The class associated with every leaf node (where data is stored) is PayloadC
. If you want your own class, just change the constant ASSOCIATED_CLASS
in the pat.h file to the name of your class.
The included project has a nice little program that loads words from a text file and inserts, searches and then removes them all.
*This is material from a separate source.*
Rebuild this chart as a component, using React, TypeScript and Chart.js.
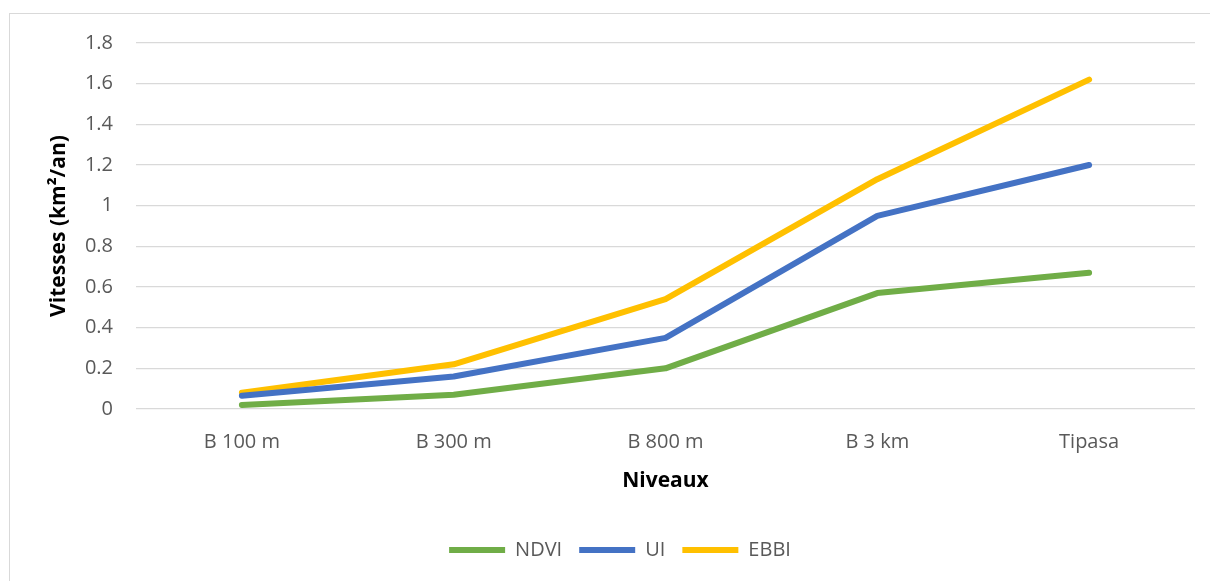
import React, { useEffect, useRef } from "react";
import { Chart, registerables } from "chart.js";

Chart.register(...registerables);

const categories = ["B 100 m", "B 300 m", "B 800 m", "B 3 km", "Tipasa"];
const ndvi = [0.02, 0.07, 0.2, 0.57, 0.67];
const ui = [0.065, 0.16, 0.35, 0.95, 1.2];
const ebbi = [0.08, 0.22, 0.54, 1.13, 1.62];
const yTitle = "Vitesses (km²/an)";
const xTitle = "Niveaux";

const FONT = "'Open Sans', sans-serif";

export default function App() {
  const ref = useRef<HTMLCanvasElement | null>(null);

  useEffect(() => {
    if (!ref.current) return;
    const mk = (label: string, data: number[], color: string) => ({
      label,
      data,
      borderColor: color,
      backgroundColor: color,
      borderWidth: 6,
      borderCapStyle: "round" as const,
      borderJoinStyle: "round" as const,
      pointRadius: 0,
      pointHoverRadius: 0,
      pointStyle: "line" as const,
      tension: 0,
      fill: false,
    });
    const chart = new Chart(ref.current, {
      type: "line",
      data: {
        labels: categories,
        datasets: [
          mk("NDVI", ndvi, "#70AD47"),
          mk("UI", ui, "#4472C4"),
          mk("EBBI", ebbi, "#FFC000"),
        ],
      },
      options: {
        animation: false,
        responsive: false,
        maintainAspectRatio: false,
        layout: { padding: { left: 45, right: 15, top: 43, bottom: 11 } },
        plugins: {
          tooltip: { enabled: false },
          legend: {
            position: "bottom",
            align: "center",
            labels: {
              usePointStyle: true,
              pointStyleWidth: 56,
              boxHeight: 20,
              padding: 17,
              color: "#595959",
              font: { family: FONT, size: 20 },
            },
          },
        },
        scales: {
          x: {
            offset: true,
            grid: { display: false, drawTicks: false },
            border: { display: false },
            ticks: {
              color: "#595959",
              padding: 21,
              maxRotation: 0,
              font: { family: FONT, size: 20 },
            },
            title: {
              display: true,
              text: xTitle,
              color: "#000000",
              font: { family: FONT, size: 21, weight: "bold" },
              padding: { top: 4, bottom: 29 },
            },
            afterFit: (s: any) => {
              s.height = 114;
            },
          },
          y: {
            min: 0,
            max: 1.8,
            grid: { color: "#d9d9d9", lineWidth: 1.3, drawTicks: false },
            border: { display: false },
            ticks: {
              stepSize: 0.2,
              color: "#595959",
              padding: 23,
              font: { family: FONT, size: 20 },
              callback: (v: any) => {
                const n = Math.round(Number(v) * 10) / 10;
                return String(n);
              },
            },
            title: {
              display: true,
              text: yTitle,
              color: "#000000",
              font: { family: FONT, size: 21, weight: "bold" },
              padding: { top: 1, bottom: 4 },
            },
            afterFit: (s: any) => {
              s.width = 91;
            },
          },
        },
      },
    });
    return () => chart.destroy();
  }, []);

  return (
    <div
      style={{
        position: "fixed",
        left: 0,
        top: 0,
        width: 1210,
        height: 581,
        overflow: "hidden",
        background: "#ffffff",
      }}
    >
      <div
        style={{
          position: "absolute",
          left: 9,
          top: 13,
          width: 1240,
          height: 640,
          border: "1px solid #d9d9d9",
          boxSizing: "border-box",
        }}
      />
      <canvas
        ref={ref}
        width={1210}
        height={581}
        style={{ position: "absolute", left: 0, top: 0, width: 1210, height: 581 }}
      />
    </div>
  );
}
Below is a simple example of those three operations (insert, search, remove):
#include "pat.h"
#include <iostream.h>
int main ()
{
PayloadC* p_dyn = new PayloadC ();
PayloadC p_stc;
PayloadC* catch_payload = NULL;
PatriciaTrieC pat;
if (pat.Insert (p_dyn, "HAPPY"))
cout << "inserted HAPPY" << endl;
else
cout << "did not insert HAPPY" << endl;
catch_payload = pat.Search ("HAPPY");
if (pat.Insert (&p_stc, "SAD"))
cout << "inserted SAD" << endl;
else
cout << "did not insert SAD" << endl;
catch_payload = pat.Search ("SAD");
catch_payload = pat.Search ("WHO");
if (!catch_payload)
cout << "WHO does not exist" << endl;
catch_payload = pat.Remove ("HAPPY");
catch_payload = pat.Remove ("SAD");
catch_payload = pat.Remove ("WHO");
return 0;
}
Points of Interest
The word frequency list I used came from here.
Worst-Case Running Times
Insert |
O(bc+bc*bc) |
where bc is the maximum number of bits for the key (32 bit comparisons to search for the spot to insert, plus for every break you have a full 32 bit comparison for duplication - this could be removed, but then duplicates would automatically create a path 32 bits deep, which is fine, but the extra work is better in the average case) |
Search |
O(bc) |
where bc is the maximum number of bits for the key (using an int on a 32 bit machine, 32 bit comparisons) |
Delete |
O(bc) |
where bc is the maximum number of bits for the key |
BuildKey |
O(n) |
where n is the length of the string |
The PAT trie with a 32 bit key can store (2^32-1) / 2 = 2,147,483,647 words and find any of them in 32 bit comparisons.
History
- version 0.0 [November 9, 2004]
- version 0.1 [December 3, 2004]
- The Huffman encoding code is better optimized based on this.
- No GPL. If you want it, use it. If I goofed and did not remove something, remove it and use it. I am sure I got everything though.
- version 0.2 [December 18, 2004]
- Academic Free License, Version 1.2 applied to source.